Earlier this week, San Francisco-based Uber said it was cutting 3,700 full-time workers, or about 14 per cent of its workforce, as people avoiding the pandemic either stay indoors or try to limit contact with others.

Its main US rival Lyft announced last month it would lay off 982 people, or 17 per cent of its workforce because of plummeting demand. Careem, Uber's subsidiary in the Middle East, cut its workforce by 31 per cent.

However, revenue in its food delivery business grew 53 per cent as customers shuttered at home opted to order in.

The company exited markets where its meal delivery business was unprofitable, including the Czech Republic, Egypt and Honduras. But it added key accounts including Chipotle, Dunkin' and Shake Shack and it enabled delivery from grocery and convenience stores.

“At a time when our rides business is down significantly due to shelter-in-place, our Eats business is surging,” said Mr Khosrowshahi.

Uber's bottom line was also hurt in the first quarter when the value of its investments in Chinese ride-hailing giant Didi, Singapore-based Grab and others plummeted by $2.1bn as demand collapsed in those regions.

Grocery delivery could be a part of Uber's future in the US.

FILE PHOTO: An Uber Eats food delivery courier closes a bag with an order during a lockdown, imposed to prevent the spread of coronavirus disease (COVID-19), in central Kiev, Ukraine April 2, 2020. REUTERS/Valentyn Ogirenko/File Photo
Uber's revenue in its food delivery business grew 53% as customers shuttered at home. Reuters

“There's going to be more room for more than one player,” Mr Khosrowshahi said. “We are in many of these cities already. So we just have the infrastructure to be able to get started in these cities ... in a very low cost way.”

Uber updated its driver app to make it easier for ride providers to pick up delivery work and nearly 40 per cent of drivers in the US and Canada cross-dispatched to work for the Eats platform in April, the company said.
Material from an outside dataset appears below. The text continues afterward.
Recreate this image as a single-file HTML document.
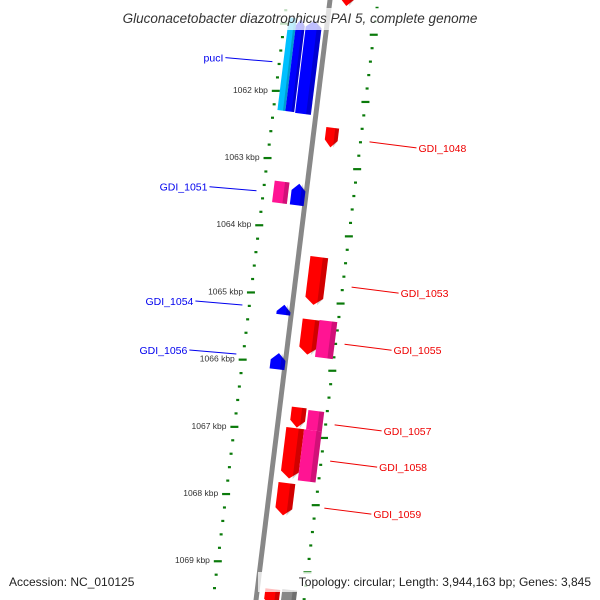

But getting into grocery delivery would take time and the boost in restaurant delivery is not enough to stem Uber's losses, said Eric Schiffer, chief executive of the Patriarch Organisation, one of the leading private equity firms in technology and media.

“This is a brutal body blow to Uber’s path to profitability and potentially even its existential future, because few rational people are willing to put themselves into harm’s way to ride in a vehicle and many drivers have their own concerns,” Mr Schiffer said.